Un « conseil » pour le moins hasardeux, tant la situation est tendue sur le terrain économique. Pour justifier sa prise de position, Pannier-Runacher affirme que « nous avons aujourd’hui un système financier qui est beaucoup plus solide que pendant la crise de 2008, parce que les banques sont plus solides, le suivi des banques a été renforcé ». Toujours selon elle, le fait que les Bourses à échelle mondiale aient connu leur pire journée depuis 2008 n’est pas un facteur alarmant : « On sait que la Bourse a des réactions parfois rapides, notamment avec les robots qui passent de manière automatique les ordres d’achat et de vente ». Un argumentaire peu convaincant.

Pourtant, la conjoncture actuelle de baisse importante des cours sur les marchés mondiaux n’est pas un coup de tonnerre dans un ciel serein. En effet, à cause de la gestion de la crise de 2008 tout au long de la décennie, les marchés et les États ont dû s’adapter à une situation post-crise inédite, celle d’une non-reprise avec croissance forte. Cette situation a forcé au maintien de plusieurs mécanismes économiques pour maintenir l’économie à flot. L’injection régulière de liquidités par les banques centrales tout au long de la décennie, « dopant » l’économie réelle, a un effet trompe-l’œil, stabilisant durant une décennie le taux de croissance américain à 2% et celui de l’Union Européenne aux alentours d’1,5%. Dans la même temps, la Chine, qui a porté sur son dos la crise mondiale de 2008 avec son taux de croissance à deux chiffres, a connu une chute de ce taux. Officiellement, le taux de croissance chinois se situe aujourd’hui autour des 5 à 6%, mais en réalité, il doit plus certainement se situer entre 2 et 3%.

De plus, une série d’événements se sont multipliés ces derniers mois, laissant planer le spectre d’une nouvelle crise financière.

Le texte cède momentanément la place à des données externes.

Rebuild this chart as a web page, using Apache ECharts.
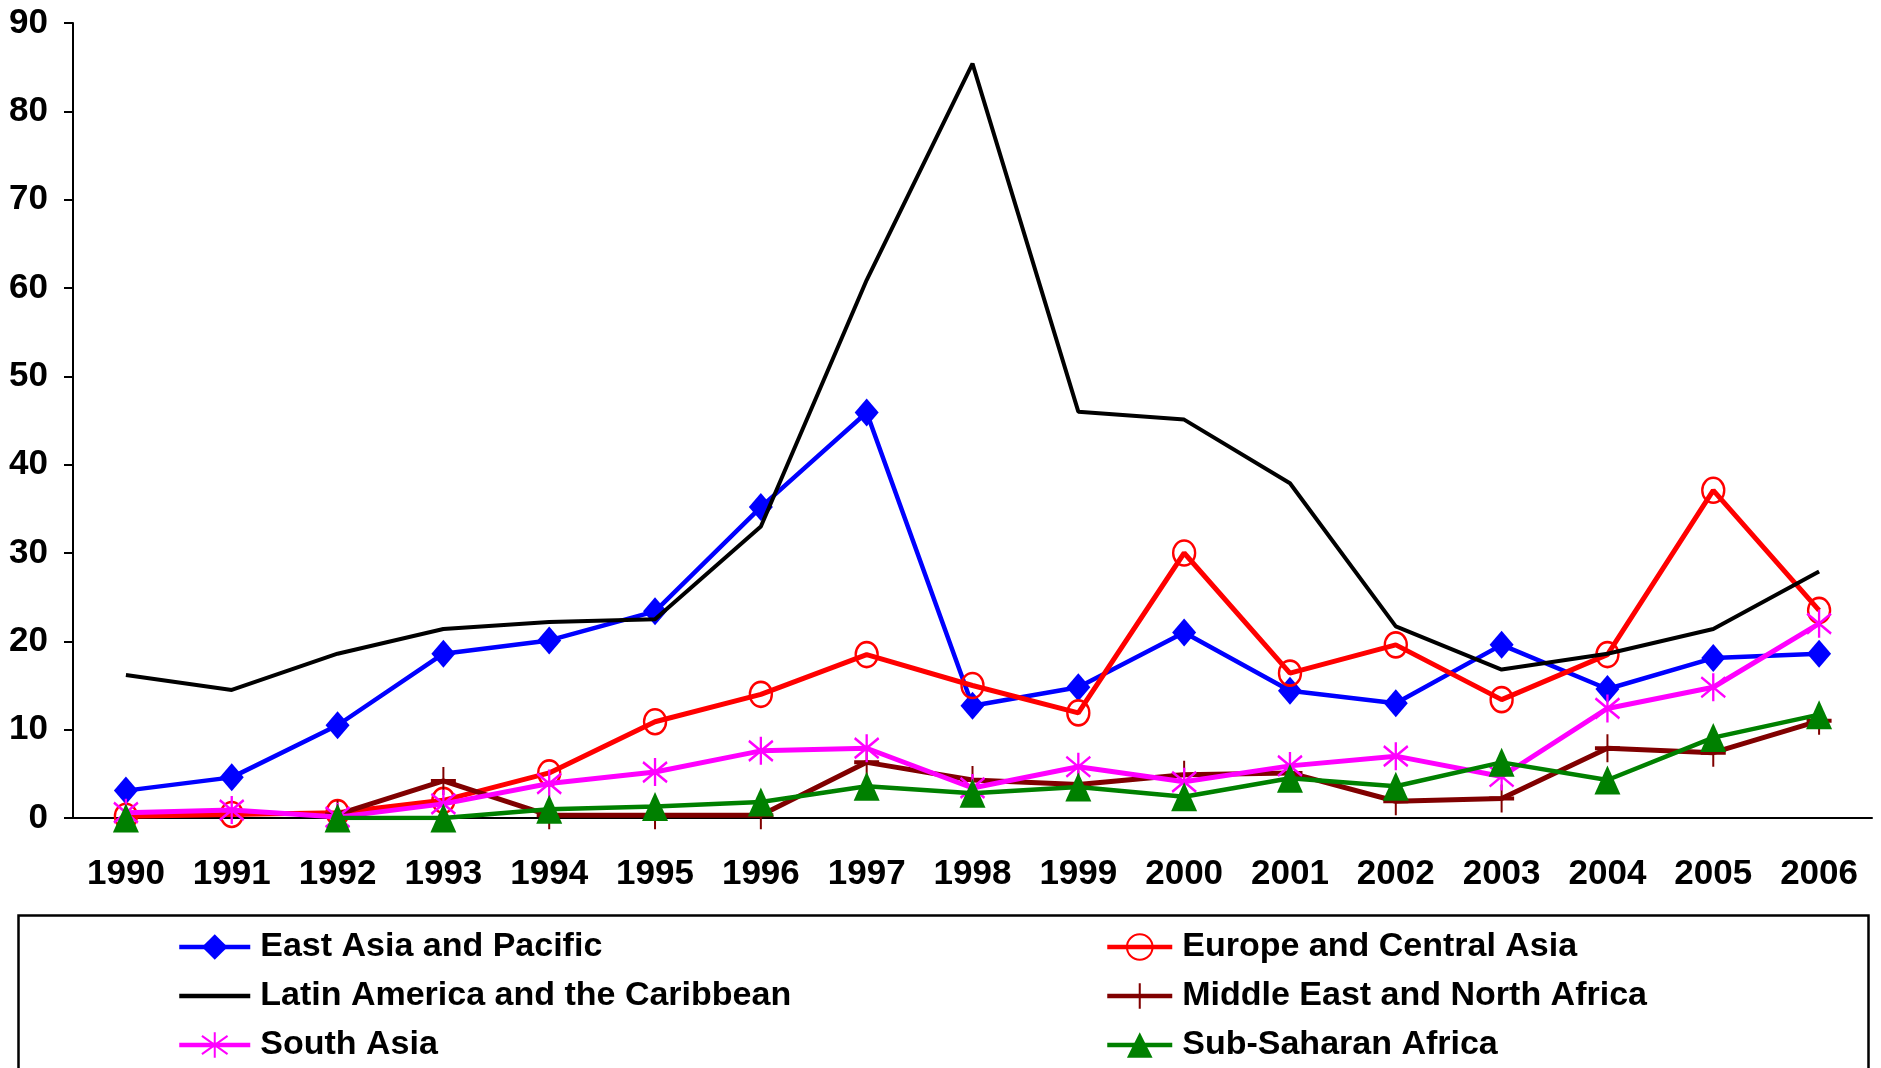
<!DOCTYPE html>
<html>
<head>
<meta charset="utf-8">
<script src="https://cdn.jsdelivr.net/npm/echarts@6/dist/echarts.min.js"></script>
<style>
html,body{margin:0;padding:0;background:#fff;}
#chart{width:1881px;height:1068px;}
</style>
</head>
<body>
<div id="chart"></div>
<script>
const years = ['1990','1991','1992','1993','1994','1995','1996','1997','1998','1999','2000','2001','2002','2003','2004','2005','2006'];
const yTicks = [0, 10, 20, 30, 40, 50, 60, 70, 80, 90];
const seriesNames = ['East Asia and Pacific','Europe and Central Asia','Latin America and the Caribbean','Middle East and North Africa','South Asia','Sub-Saharan Africa'];
const eastAsia = [3.1, 4.6, 10.5, 18.6, 20.1, 23.4, 35.2, 45.9, 12.7, 14.8, 21.0, 14.4, 13.0, 19.6, 14.6, 18.1, 18.6];
const europe = [0.2, 0.4, 0.6, 2.0, 5.1, 10.9, 14.0, 18.5, 15.0, 11.9, 30.0, 16.4, 19.6, 13.4, 18.5, 37.1, 23.5];
const latin = [16.2, 14.5, 18.6, 21.4, 22.2, 22.5, 33.0, 60.9, 85.4, 46.0, 45.1, 37.9, 21.7, 16.8, 18.6, 21.4, 27.9];
const mena = [null, null, 0.4, 4.2, 0.3, 0.3, 0.3, 6.3, 4.3, 3.8, 4.9, 5.1, 1.9, 2.2, 7.9, 7.4, 11.0];
const southAsia = [0.6, 0.9, 0.1, 1.6, 3.9, 5.2, 7.6, 7.9, 3.4, 5.8, 4.1, 5.9, 7.0, 4.7, 12.4, 14.8, 22.0];
const ssa = [0, null, 0, 0, 1.0, 1.3, 1.8, 3.6, 2.8, 3.5, 2.4, 4.5, 3.6, 6.3, 4.3, 9.1, 11.7];

const tickFont = "'Liberation Sans',Arial,sans-serif";
const legendFont = "'Liberation Sans',Arial,sans-serif";

const plusPath = 'path://M11.5,0h2v28h-2z M0,12h25v4h-25z';
const starPath = 'path://M12,0L12,28M0,4L24,24M0,24L24,4';

const legendText = {color:'#000', fontFamily:legendFont, fontWeight:'bold', fontSize:34, lineHeight:34, padding:[0,0,0,5]};

const chart = echarts.init(document.getElementById('chart'), null, {renderer:'canvas'});
const option = {
  backgroundColor:'#fff',
  animation:false,
  grid:{left:73, right:9, top:23, bottom:250, containLabel:false},
  xAxis:{
    type:'category', data:years, boundaryGap:true,
    axisLine:{lineStyle:{color:'#000', width:2}},
    axisTick:{show:false},
    axisLabel:{color:'#000', fontFamily:tickFont, fontWeight:'bold', fontSize:35, margin:39, interval:0},
    splitLine:{show:false}
  },
  yAxis:{
    type:'value', min:yTicks[0], max:yTicks[yTicks.length-1], interval:10,
    axisLine:{show:true, lineStyle:{color:'#000', width:2}},
    axisTick:{show:true, inside:false, length:9, lineStyle:{color:'#000', width:2}},
    axisLabel:{color:'#000', fontFamily:tickFont, fontWeight:'bold', fontSize:35, margin:25},
    splitLine:{show:false}
  },
  legend:[
    {
      orient:'vertical', left:177, top:930, padding:0, itemGap:15,
      itemWidth:71, itemHeight:32,
      lineStyle:{width:4.5},
      data:[
        {name:seriesNames[0]},
        {name:seriesNames[2], itemStyle:{opacity:0}},
        {name:seriesNames[4]}
      ],
      textStyle:legendText
    },
    {
      orient:'vertical', left:1105, top:930, padding:0, itemGap:15,
      itemWidth:65, itemHeight:32,
      lineStyle:{width:4.5},
      data:[seriesNames[1], seriesNames[3], seriesNames[5]],
      textStyle:legendText
    }
  ],
  graphic:[{
    type:'rect', left:16, top:913, z:-1,
    shape:{width:1850, height:200},
    style:{fill:'none', stroke:'#000', lineWidth:2.5}
  }],
  series:[
    {
      name:seriesNames[0], type:'line', data:eastAsia, z:2,
      symbol:'diamond', symbolSize:[24,28],
      lineStyle:{color:'#0000FF', width:4.5},
      itemStyle:{color:'#0000FF'}
    },
    {
      name:seriesNames[1], type:'line', data:europe, z:3,
      symbol:'circle', symbolSize:[22,25],
      lineStyle:{color:'#FF0000', width:5},
      itemStyle:{color:'rgba(255,255,255,0)', borderColor:'#FF0000', borderWidth:2.5}
    },
    {
      name:seriesNames[2], type:'line', data:latin, z:4,
      symbol:'none', showSymbol:false,
      lineStyle:{color:'#000000', width:4},
      itemStyle:{color:'#000000'}
    },
    {
      name:seriesNames[3], type:'line', data:mena, z:5,
      symbol:plusPath, symbolSize:[25,28],
      lineStyle:{color:'#800000', width:5},
      itemStyle:{color:'#800000'}
    },
    {
      name:seriesNames[4], type:'line', data:southAsia, z:6,
      symbol:starPath, symbolSize:[24,28],
      lineStyle:{color:'#FF00FF', width:5},
      itemStyle:{color:'rgba(0,0,0,0)', borderColor:'#FF00FF', borderWidth:2.5}
    },
    {
      name:seriesNames[5], type:'line', data:ssa, z:7,
      symbol:'triangle', symbolSize:[26,29],
      lineStyle:{color:'#008000', width:4.5},
      itemStyle:{color:'#008000'}
    }
  ]
};
chart.setOption(option);
</script>
</body>
</html>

Fin juillet 2019, la Réserve fédérale américaine (FED) baissait ses taux d’intérêts pour la première fois en 11ans, provocant un premier mouvement de panique sur les marchés. Fin septembre, cette même FED injectait en catastrophe plusieurs centaines de milliards de dollars dans l’économie, opération visant à éviter une panne sèche du secteur financier qui aurait entraîné une crise économique d’ampleur supérieure à 2008. Enfin, fin octobre, une start-up relativement anecdotique, WeWork, faisait trembler le monde en voyant sa valorisation boursière s’effondrer de 40 milliards de dollars en Bourses, sur un modèle similaire à celui de New Century Financial, considéré comme l’un des déclencheurs de la crise de 2008. Et tout ceci sans compter les crises économiques qui ont touché une série de pays ces derniers mois, comme l’Argentine, lors des élections présidentielles, ou bien encore le Liban, durant le soulèvement populaire.

Surtout, le fond du problème est que, depuis 2008, de nouvelles bulles spéculatives se sont formées dans la sphère financière, touchant de nombreux secteurs de l’économie, et en particulier dans l’immobilier ou bien encore la hausse de l’insolvabilité des prêts étudiants aux États-Unis, qui pourrait dans un avenir proche dépasser les 50% des prêts octroyés. En d’autres termes, c’est une série de voyants rouges qui se sont allumés ces derniers mois, avec dans les sphères financières une accumulation de poudrières qui n’attendent qu’une étincelle pour exploser. Si les tensions géo-politiques entre la Chine et les États-Unis ont été et sont encore une source d’angoisse pour les marchés, le krach pétrolier de ce 9 mars s’est imposé en quelques heures comme la source d’inquiétude numéro un des marchés financiers. Une inquiétude alimentée par la baisse de 50 points de base des taux de la FED la semaine dernière, un mouvement là aussi inédit et marqueur de la gravité de la situation. Ce 10 mars, Donald Trump en personne a exhorté la FED d’augmenter la cadence, estimant « pathétique » et « lente » la politique de la Réserve fédérale et préconisant que la FED ramène son « taux au niveau de celui de [leurs] concurrents » - soit une nouvelle baisse.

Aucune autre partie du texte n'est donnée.